Материалы, сообщенные Вельтману Липранди, касались славянских земель в целом и лишь в части своей затрагивали болгарскую историю. Будущий автор «Райны» еще не сосредоточил своих интересов на «болгарской» теме; это произойдет несколько позднее. Сейчас его интересует скорее сербский материал; сборником Вука Караджича он пользовался в «Кощее Бессмертном» (1833). Однако уже к началу 1840-х годов болгарская «старина» начинает приковывать его внимание. Он пишет об этом Липранди; по ответам Липранди мы можем представить себе характер вопросов Вельтмана.

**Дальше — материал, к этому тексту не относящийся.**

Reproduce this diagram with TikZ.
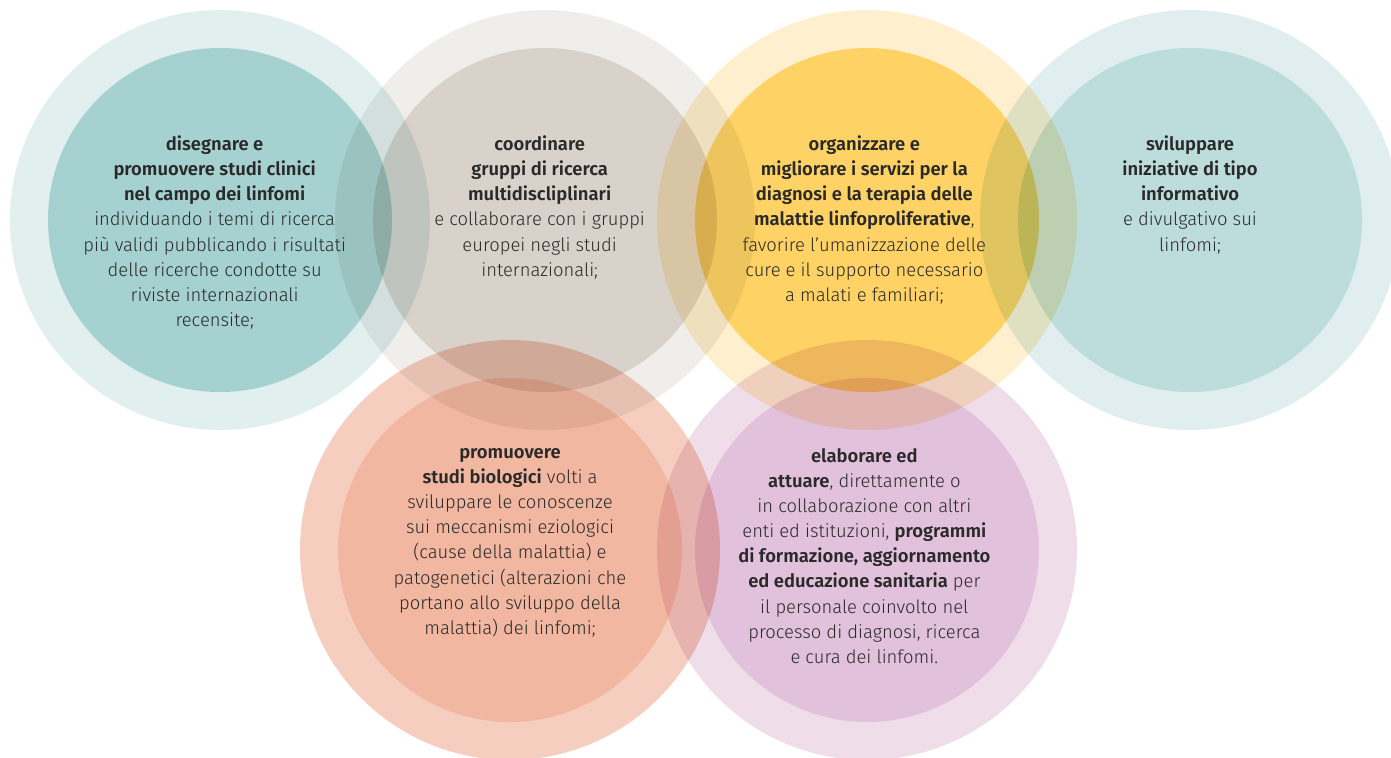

Он хочет получить детальное описание болгарских народных обрядов, уже известных ему в общих чертах, — может быть, по другим их славянским аналогиям. Ему важны национальные варианты, и это симптоматично; мы постараемся показать далее, что в собственной повести на болгарскую тему Вельтману не удалось решить как раз проблему национального колорита. Здесь нам следует отметить, что самая проблема, по-видимому, все же находится в поле его зрения. Интересы Вельтмана лежат прежде всего в области народной мифологии и обрядовой поэзии. Этот интерес не есть индивидуальная особенность: он является общим для всей романтической фольклористики с ее постоянной тягой к выделению древнейших исторических звеньев народной жизни. В письме В. Априлову от 17 сентября 1837 г. Венелин формулировал именно эту программу собирания памятников народного быта: разные верования и суеверия — в вампиров, колдунов, таинственную силу растений и камней, талисманов и пр.; семейные и календарные обряды[186].